-- BEGIN Information supplied --

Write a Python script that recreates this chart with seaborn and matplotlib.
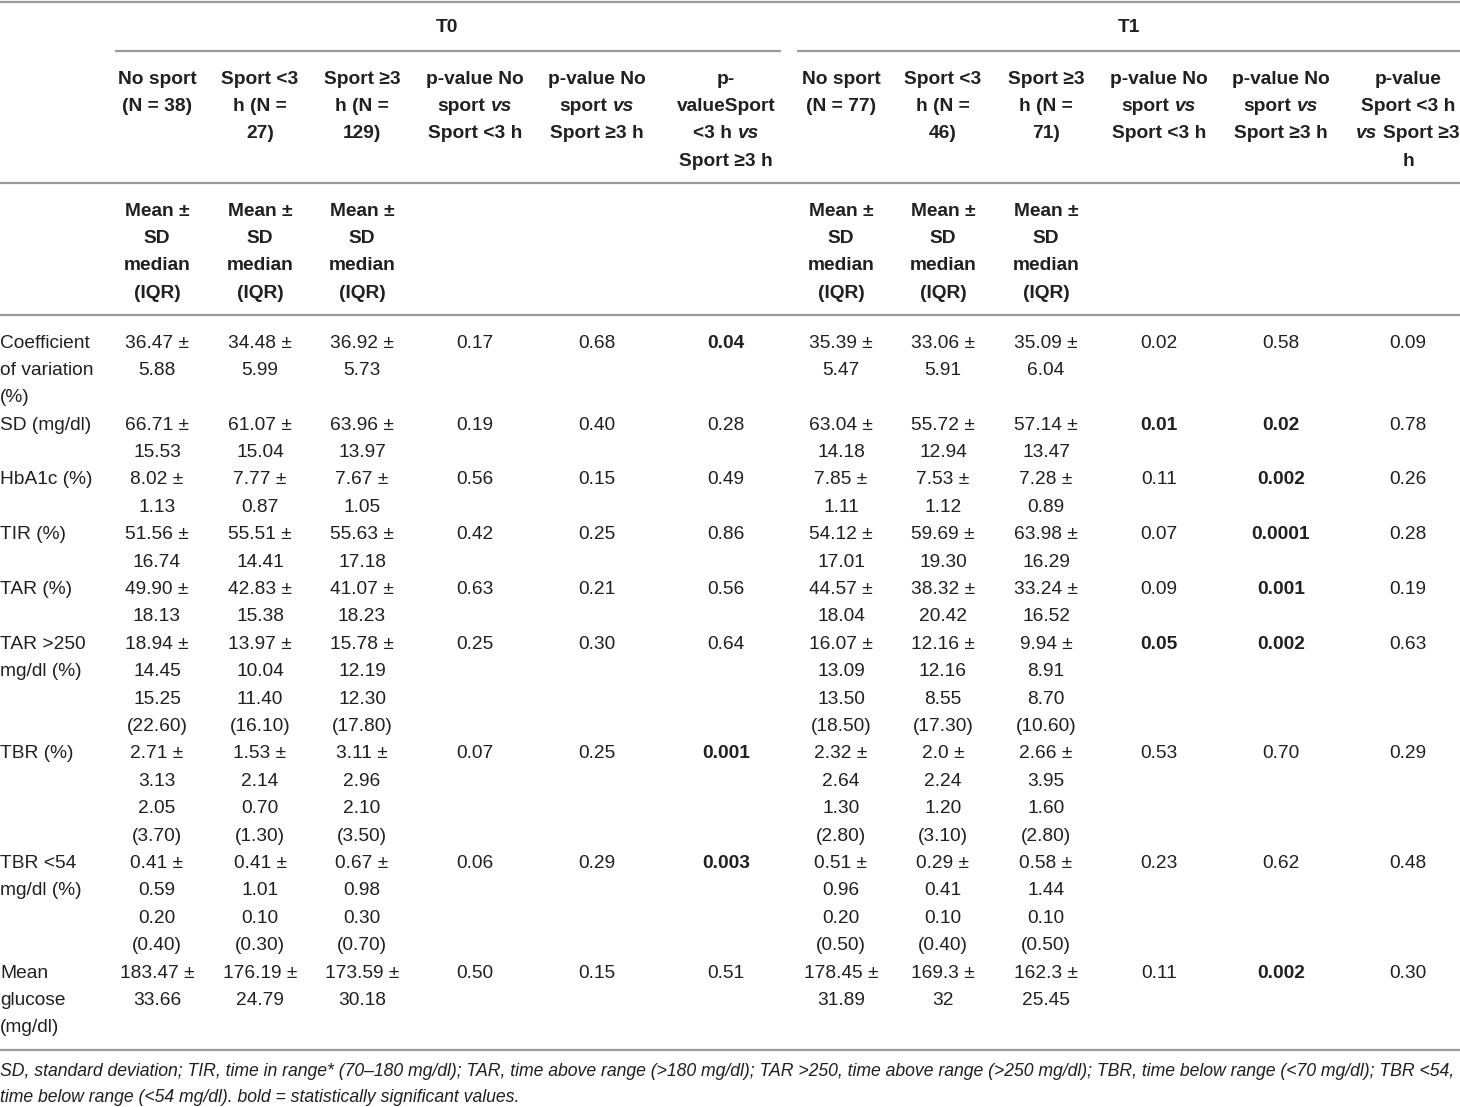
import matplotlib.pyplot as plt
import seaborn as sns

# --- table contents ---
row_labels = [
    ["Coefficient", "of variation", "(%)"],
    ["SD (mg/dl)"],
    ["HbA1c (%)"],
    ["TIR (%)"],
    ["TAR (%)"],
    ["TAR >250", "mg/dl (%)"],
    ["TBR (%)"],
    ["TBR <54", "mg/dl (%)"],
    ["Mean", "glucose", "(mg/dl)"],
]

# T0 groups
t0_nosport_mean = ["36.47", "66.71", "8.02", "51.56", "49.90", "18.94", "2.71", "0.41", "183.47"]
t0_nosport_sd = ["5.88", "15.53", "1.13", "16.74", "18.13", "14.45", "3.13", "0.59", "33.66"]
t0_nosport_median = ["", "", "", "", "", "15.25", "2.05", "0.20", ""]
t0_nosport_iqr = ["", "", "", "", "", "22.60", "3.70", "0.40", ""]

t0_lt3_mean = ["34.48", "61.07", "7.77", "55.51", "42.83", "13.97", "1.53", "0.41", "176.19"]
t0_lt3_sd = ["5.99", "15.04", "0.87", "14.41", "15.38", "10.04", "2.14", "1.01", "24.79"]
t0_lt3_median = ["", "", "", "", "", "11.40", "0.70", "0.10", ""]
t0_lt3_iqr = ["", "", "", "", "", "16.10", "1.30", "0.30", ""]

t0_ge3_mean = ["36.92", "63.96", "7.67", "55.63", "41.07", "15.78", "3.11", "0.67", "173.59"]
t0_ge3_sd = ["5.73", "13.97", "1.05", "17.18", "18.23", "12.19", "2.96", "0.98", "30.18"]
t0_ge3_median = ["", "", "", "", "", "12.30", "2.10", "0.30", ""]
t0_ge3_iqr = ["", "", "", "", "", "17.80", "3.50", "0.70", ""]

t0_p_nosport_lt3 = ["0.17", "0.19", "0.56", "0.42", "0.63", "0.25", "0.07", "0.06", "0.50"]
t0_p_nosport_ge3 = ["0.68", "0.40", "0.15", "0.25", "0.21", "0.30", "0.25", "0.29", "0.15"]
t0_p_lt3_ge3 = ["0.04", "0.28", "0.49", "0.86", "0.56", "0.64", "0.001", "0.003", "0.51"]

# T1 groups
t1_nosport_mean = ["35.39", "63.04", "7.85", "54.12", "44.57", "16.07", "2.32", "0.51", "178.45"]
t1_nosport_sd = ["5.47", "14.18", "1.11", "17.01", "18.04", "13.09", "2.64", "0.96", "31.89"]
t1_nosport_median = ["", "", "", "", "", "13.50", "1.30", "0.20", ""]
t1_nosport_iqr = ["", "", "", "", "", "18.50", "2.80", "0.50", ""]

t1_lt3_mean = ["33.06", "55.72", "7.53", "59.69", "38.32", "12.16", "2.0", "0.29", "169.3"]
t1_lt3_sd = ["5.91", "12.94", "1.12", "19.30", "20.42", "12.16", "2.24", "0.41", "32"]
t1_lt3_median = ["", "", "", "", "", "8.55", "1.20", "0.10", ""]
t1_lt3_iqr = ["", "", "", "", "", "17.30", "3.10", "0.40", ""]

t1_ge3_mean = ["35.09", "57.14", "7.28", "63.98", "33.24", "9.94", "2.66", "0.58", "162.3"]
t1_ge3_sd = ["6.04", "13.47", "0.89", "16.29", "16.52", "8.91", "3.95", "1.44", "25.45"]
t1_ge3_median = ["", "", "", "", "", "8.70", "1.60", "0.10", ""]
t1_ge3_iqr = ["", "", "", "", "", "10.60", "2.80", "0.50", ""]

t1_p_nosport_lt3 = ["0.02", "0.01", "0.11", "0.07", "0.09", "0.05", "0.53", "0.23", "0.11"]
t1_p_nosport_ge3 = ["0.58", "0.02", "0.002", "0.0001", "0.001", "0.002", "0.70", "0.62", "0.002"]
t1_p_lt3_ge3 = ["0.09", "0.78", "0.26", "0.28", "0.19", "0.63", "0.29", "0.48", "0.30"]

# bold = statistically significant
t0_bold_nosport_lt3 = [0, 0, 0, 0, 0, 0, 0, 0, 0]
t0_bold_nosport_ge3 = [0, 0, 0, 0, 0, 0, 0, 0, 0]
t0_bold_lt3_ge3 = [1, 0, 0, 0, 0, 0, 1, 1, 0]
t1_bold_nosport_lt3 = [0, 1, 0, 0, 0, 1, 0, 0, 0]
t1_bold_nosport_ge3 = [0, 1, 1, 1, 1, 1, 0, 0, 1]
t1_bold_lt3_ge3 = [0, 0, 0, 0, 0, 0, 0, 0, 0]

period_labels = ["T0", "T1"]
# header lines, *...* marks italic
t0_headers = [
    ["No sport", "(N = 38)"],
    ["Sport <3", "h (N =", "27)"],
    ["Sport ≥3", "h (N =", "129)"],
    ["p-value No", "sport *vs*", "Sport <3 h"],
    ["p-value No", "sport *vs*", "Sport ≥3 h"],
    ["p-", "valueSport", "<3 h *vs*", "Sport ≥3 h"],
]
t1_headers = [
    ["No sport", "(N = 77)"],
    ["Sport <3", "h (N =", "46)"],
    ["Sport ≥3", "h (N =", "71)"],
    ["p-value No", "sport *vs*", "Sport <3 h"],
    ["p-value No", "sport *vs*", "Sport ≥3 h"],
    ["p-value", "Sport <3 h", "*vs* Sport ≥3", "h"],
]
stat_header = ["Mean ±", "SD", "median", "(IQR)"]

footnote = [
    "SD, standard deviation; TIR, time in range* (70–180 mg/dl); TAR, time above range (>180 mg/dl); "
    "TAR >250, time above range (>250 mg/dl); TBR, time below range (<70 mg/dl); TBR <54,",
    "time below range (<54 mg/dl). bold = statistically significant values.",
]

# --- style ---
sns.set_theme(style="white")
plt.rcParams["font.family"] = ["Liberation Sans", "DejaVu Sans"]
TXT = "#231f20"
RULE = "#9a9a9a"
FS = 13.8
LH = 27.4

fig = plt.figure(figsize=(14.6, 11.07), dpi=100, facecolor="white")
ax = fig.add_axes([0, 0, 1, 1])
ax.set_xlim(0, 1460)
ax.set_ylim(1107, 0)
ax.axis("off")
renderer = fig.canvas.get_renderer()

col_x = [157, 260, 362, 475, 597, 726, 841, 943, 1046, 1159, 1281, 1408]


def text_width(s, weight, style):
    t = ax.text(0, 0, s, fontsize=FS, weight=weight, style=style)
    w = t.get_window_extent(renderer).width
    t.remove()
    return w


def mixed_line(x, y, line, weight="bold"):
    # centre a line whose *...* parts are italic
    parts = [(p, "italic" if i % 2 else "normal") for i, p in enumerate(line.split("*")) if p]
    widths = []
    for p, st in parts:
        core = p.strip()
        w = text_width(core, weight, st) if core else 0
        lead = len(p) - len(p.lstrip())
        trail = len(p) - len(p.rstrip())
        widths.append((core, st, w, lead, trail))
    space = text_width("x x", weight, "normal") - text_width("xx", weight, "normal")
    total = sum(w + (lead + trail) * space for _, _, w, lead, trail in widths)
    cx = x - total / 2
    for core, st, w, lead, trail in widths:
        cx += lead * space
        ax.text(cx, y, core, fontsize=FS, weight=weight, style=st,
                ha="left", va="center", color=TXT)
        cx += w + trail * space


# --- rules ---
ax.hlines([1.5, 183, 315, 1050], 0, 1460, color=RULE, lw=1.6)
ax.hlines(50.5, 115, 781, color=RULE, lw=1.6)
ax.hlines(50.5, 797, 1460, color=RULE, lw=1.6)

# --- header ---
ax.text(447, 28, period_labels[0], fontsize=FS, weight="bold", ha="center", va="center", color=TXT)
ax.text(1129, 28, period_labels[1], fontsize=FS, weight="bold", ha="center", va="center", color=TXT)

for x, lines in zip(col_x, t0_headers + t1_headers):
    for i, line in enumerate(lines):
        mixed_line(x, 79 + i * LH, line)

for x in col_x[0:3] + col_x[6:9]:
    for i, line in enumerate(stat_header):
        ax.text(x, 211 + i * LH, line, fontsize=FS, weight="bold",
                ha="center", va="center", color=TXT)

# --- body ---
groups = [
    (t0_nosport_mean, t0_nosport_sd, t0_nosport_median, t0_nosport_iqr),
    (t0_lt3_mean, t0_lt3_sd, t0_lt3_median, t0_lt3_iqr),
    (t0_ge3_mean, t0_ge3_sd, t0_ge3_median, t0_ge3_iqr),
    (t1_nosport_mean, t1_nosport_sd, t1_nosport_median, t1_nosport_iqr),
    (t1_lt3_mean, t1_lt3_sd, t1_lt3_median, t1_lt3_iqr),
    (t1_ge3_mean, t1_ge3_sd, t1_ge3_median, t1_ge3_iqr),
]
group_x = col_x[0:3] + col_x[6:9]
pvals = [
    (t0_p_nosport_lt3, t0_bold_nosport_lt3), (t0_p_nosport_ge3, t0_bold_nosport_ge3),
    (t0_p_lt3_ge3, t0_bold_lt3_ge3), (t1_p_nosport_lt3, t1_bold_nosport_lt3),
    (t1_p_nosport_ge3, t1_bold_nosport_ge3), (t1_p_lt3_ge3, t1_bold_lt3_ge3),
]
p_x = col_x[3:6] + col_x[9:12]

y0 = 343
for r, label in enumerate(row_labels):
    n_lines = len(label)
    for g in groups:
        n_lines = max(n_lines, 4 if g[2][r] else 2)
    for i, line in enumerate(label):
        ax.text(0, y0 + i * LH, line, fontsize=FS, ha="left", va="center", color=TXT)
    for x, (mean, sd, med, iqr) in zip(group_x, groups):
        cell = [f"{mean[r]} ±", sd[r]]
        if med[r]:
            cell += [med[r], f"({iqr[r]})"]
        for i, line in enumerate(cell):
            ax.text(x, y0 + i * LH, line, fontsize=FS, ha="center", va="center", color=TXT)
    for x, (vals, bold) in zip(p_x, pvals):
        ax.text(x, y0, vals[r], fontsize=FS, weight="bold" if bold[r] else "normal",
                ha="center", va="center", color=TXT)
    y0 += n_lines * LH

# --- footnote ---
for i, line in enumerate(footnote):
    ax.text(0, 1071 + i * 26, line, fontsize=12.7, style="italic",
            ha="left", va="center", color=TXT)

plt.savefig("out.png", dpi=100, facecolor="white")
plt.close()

-- END Information supplied --

Your task: Go from the first line of the data above to the line containing "import seaborn as sns" and retype exactly those lines, both included, but none of the pictures.

Result:
Write a Python script that recreates this chart with seaborn and matplotlib.
import matplotlib.pyplot as plt
import seaborn as sns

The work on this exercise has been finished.